During the trial, a total of 178 prosecution witnesses were examined and 3008 documents were produced while eight defence witnesses deposed in the court.
Out of the nine accused tried for the offences, R B Roy Choudhary, the then former Assistant Works Manager Union Carbide India Ltd (UCIL), Mumbai, died during the trial.
The remaining eight accused in the case are Keshub Mahendra, the then UCIL chairman, Vijay Gokhle, the then managing director, Kishore Kamdar, the then vice president, J Mukund, the then works manager, S P Choudhary, the then Production Manager, K V Shetty, the then plant superintendent, S I Quershi, the then production assistant of UCIL and UCIL Calcutta.
The three accused -- the then chairman of Union Carbide Corporation of USA Warren Anderson, besides Union Carbide Corporation, USA and Union Carbide Eastern, Hong Kong -- escaped the trial.
FIR in the tragedy was filed on December 3, 1984 and the case was transferred to CBI on December 6, 1984. The CBI filed the charge sheet after investigation on December 1, 1987.
Subsequently, the CJM framed charges against the accused under section 304 Part (II) (culpable homicide not amounting to murder), section 326 (voluntarily causing grievous hurt by dangerous weapons or means) and other relevant sections of IPC. After the accused moved the Apex Court, it amended the charges on September 13, 1996 to 304 (A) (causing death by negligence), 336 (acts endangering life or personal safety of others, 337 (causing hurt by endangering life or personal safety of others) and other sections of IPC.

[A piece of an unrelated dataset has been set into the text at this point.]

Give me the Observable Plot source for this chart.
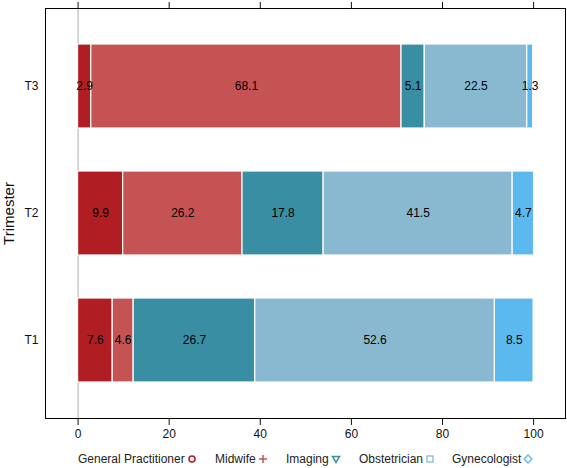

The prosecution, CBI counsel C Sahay had argued that defective design of UCIL and its poor maintenance resulted into the tragedy. Sahay contended that Union Carbide Corporation, USA, in its survey of the factory in 1982 found serious safety and maintenance lapses on nearly 10 counts.
The prosecution argued that even after UCC experts' team visit to the factory, adequate safety measures and maintenance work were not undertaken in UCIL. A Central team, which visited the UCIL plant post-tragedy in 1984, also found lapses in safety norms and maintenance, the counsel had said.